A ideia seria pregar que Bolsonaro tem seus defeitos como um pecador normal e machista, mas é um “bom homem” que merece o voto das crentes. Se conseguiu reduzir danos entre as colegas pentecostais, só o mapa da votação saberá a resposta.
“Ele não gosta de mulher, não adianta desculpa”, definiu a senadora Simone Tebet, do MDB do Mato Grosso do Sul, em resposta a uma pergunta que lhe fiz esta semana no programa “ICL Notícias”, canal de YouTube do Instituto Conhecimento Liberta. Aliada no segundo turno ao candidato Lula, Simone bateu firme na misoginia do capitão. Ela mesma e a jornalista Vera Magalhães foram vítimas de ataques bolsonaristas durante um debate na TV Bandeirantes em setembro.
O último gesto de desrespeito explícito às mulheres se deu esta semana, quando o presidente defendeu o seu amigo e companheiro de aventuras (farras em barcos) Pedro Guimarães, ex-presidente da Caixa Econômica Federal. O ex-funcionário de confiança responde na Justiça a acusações de assédio moral e sexual no exercício do cargo. “Não vi nenhum depoimento mais contundente de qualquer mulher”, desdenhou o candidato do PL, em entrevista ao portal Metrópoles.
O grupo de vítimas, revoltado, respondeu em uma carta: “Motivo de tristeza que condutas como apalpar seios e nádegas, beijar e cheirar pescoços e cabelos, convocar funcionárias até seus aposentos em hotéis sob pretextos profissionais diversos e recebê-las em trajes íntimos, além de constantes convites para ‘massagens’, ‘banhos de piscina’ ou idas a ‘saunas’ sejam naturalizados e tidos, repetimos, como ‘não contundentes’ pelo Chefe do Poder Executivo”.
O presidente que não amava as mulheres produziu uma fartura de provas contra si mesmo no tema misoginia.
O presidente que não amava as mulheres produziu uma fartura de provas contra si mesmo no tema misoginia.

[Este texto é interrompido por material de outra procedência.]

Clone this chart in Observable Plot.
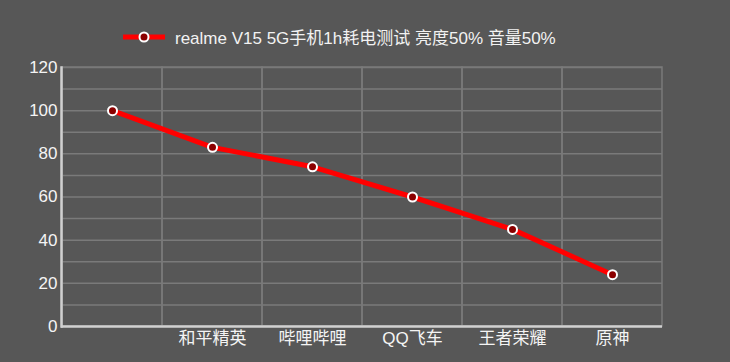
<!DOCTYPE html>
<html><head><meta charset="utf-8">
<script src="https://cdn.jsdelivr.net/npm/d3@7"></script>
<script src="https://cdn.jsdelivr.net/npm/@observablehq/plot@0.6"></script>
<style>
html,body{margin:0;padding:0;background:#575757;}
#legend{height:55px;position:relative;font-family:"Liberation Sans","Noto Sans CJK SC",sans-serif;font-size:17px;color:#f2f2f2;}
#legend .item{position:absolute;left:123px;top:24px;display:flex;align-items:center;white-space:nowrap;}
#legend svg{margin-right:10px;}
</style>
</head><body>
<div id="legend"><div class="item"><svg width="42" height="14"><line x1="0" y1="7" x2="42" y2="7" stroke="#ff0000" stroke-width="5"/><circle cx="21" cy="7" r="4.5" fill="#8b0000" stroke="#fff" stroke-width="2"/></svg><span id="title"></span></div></div>
<div id="chart"></div>
<script>
const seriesName = "realme V15 5G手机1h耗电测试 亮度50% 音量50%";
const categories = ["", "和平精英", "哔哩哔哩", "QQ飞车", "王者荣耀", "原神"];
const values = [100, 83, 74, 60, 45, 24];
const yTicks = [0, 20, 40, 60, 80, 100, 120];
const gridValues = [10, 20, 30, 40, 50, 60, 70, 80, 90, 100, 110, 120];

document.getElementById("title").textContent = seriesName;
const data = categories.map((c, i) => ({cat: c, v: values[i]}));

const chart = Plot.plot({
  width: 730,
  height: 307,
  marginTop: 12,
  marginBottom: 36,
  marginLeft: 61,
  marginRight: 68,
  style: {background: "#575757", color: "#f4f4f4", fontFamily: "Liberation Sans, Noto Sans CJK SC, sans-serif", fontSize: "17px"},
  x: {type: "band", domain: categories, padding: 0, label: null},
  y: {domain: [0, 120], label: null},
  marks: [
    Plot.ruleY(gridValues, {stroke: "#7a7a7a", strokeWidth: 1.5}),
    Plot.barY(categories, {x: d => d, y1: 0, y2: 120, fill: "none", stroke: "#7a7a7a", strokeWidth: 1.5}),
    Plot.axisX(categories.filter(c => c !== ""), {tickSize: 0, tickPadding: 5, fontSize: 17, label: null}),
    Plot.axisY(yTicks, {tickSize: 0, tickPadding: 4, fontSize: 17, label: null}),
    Plot.frame({anchor: "left", stroke: "#d0d0d0", strokeWidth: 2.5}),
    Plot.ruleY([0], {stroke: "#d0d0d0", strokeWidth: 2.5}),
    Plot.lineY(data, {x: "cat", y: "v", stroke: "#ff0000", strokeWidth: 5}),
    Plot.dot(data, {x: "cat", y: "v", r: 4.5, fill: "#8b0000", stroke: "#ffffff", strokeWidth: 2})
  ]
});
document.getElementById("chart").appendChild(chart);
</script>
</body></html>
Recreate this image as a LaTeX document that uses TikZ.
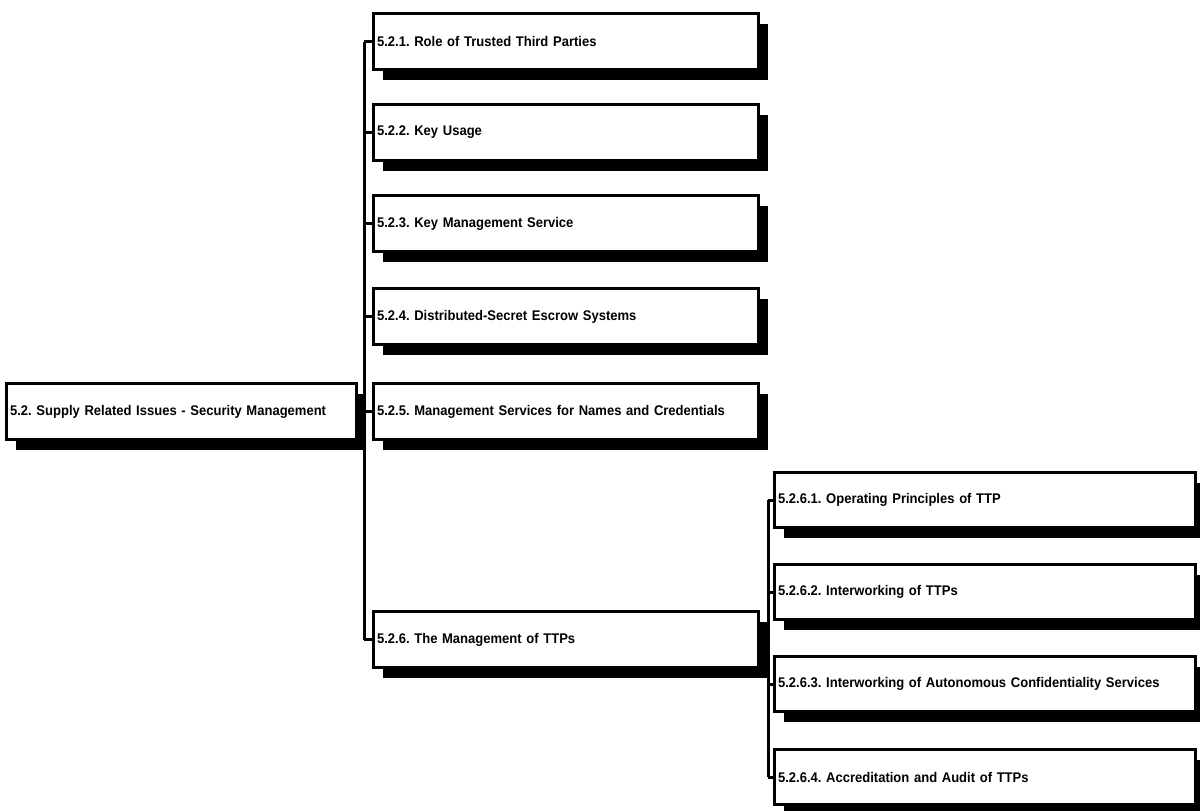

Na condenação que a Justiça Federal impôs no ano passado à União, por causa das suas declarações, a sentença realça esta pérola de 2019: “O Brasil não pode ser o paraíso do turismo gay. Quem quiser vir aqui fazer sexo com uma mulher, fique à vontade. Agora, não pode ficar conhecido como paraíso do mundo gay aqui dentro”.
O ataque à jornalista Patrícia Campos Mello, da Folha de S. Paulo, também foi considerado na decisão jurídica. “Ela queria um furo. Ela queria dar o furo! A qualquer preço contra mim”, disse Bolsonaro, para a vibração dos seus fanáticos do cercadinho no Palácio da Alvorada, em fevereiro de 2020. Além das citações do presidente, a ação movida pelos procuradores da República Lisiane Braecher e Pedro Antonio de Oliveira Machado levou em conta outras frases de mais dois representantes da equipe de governo, o ministro da Economia Paulo Guedes e a ex-ministra da Mulher, da Família e dos Direitos Humanos Damares Silva.
A União apelou e conseguiu derrubar a decisão, a pedido do presidente. No programa de TV do Ratinho, Bolsonaro tentou limpar sua barra sobre o tema. “O meu governo foi o que mais prendeu machões pelo Brasil”, reagiu. “Isso que eu não gosto de mulher é uma narrativa”.
Até mesmo o álbum eleitoral do candidato do PL revela um político cercado apenas pela macharada. As raras mulheres da campanha fizeram atividades com a primeira-dama, praticamente separadas dos homens. Na coletânea de imagens, predominam as motociatas do “imbrochável”, almoços em churrascarias repletas de caubóis do agro, live com Neymar e encontros com cantores sertanejos e lutadores de MMA. O cheiro de testosterona e poeira de rodeio infestou os ares. A jornada foi uma exaltação permanente à macheza tosca e violenta de clube de tiro. O bolsonarismo como ele é.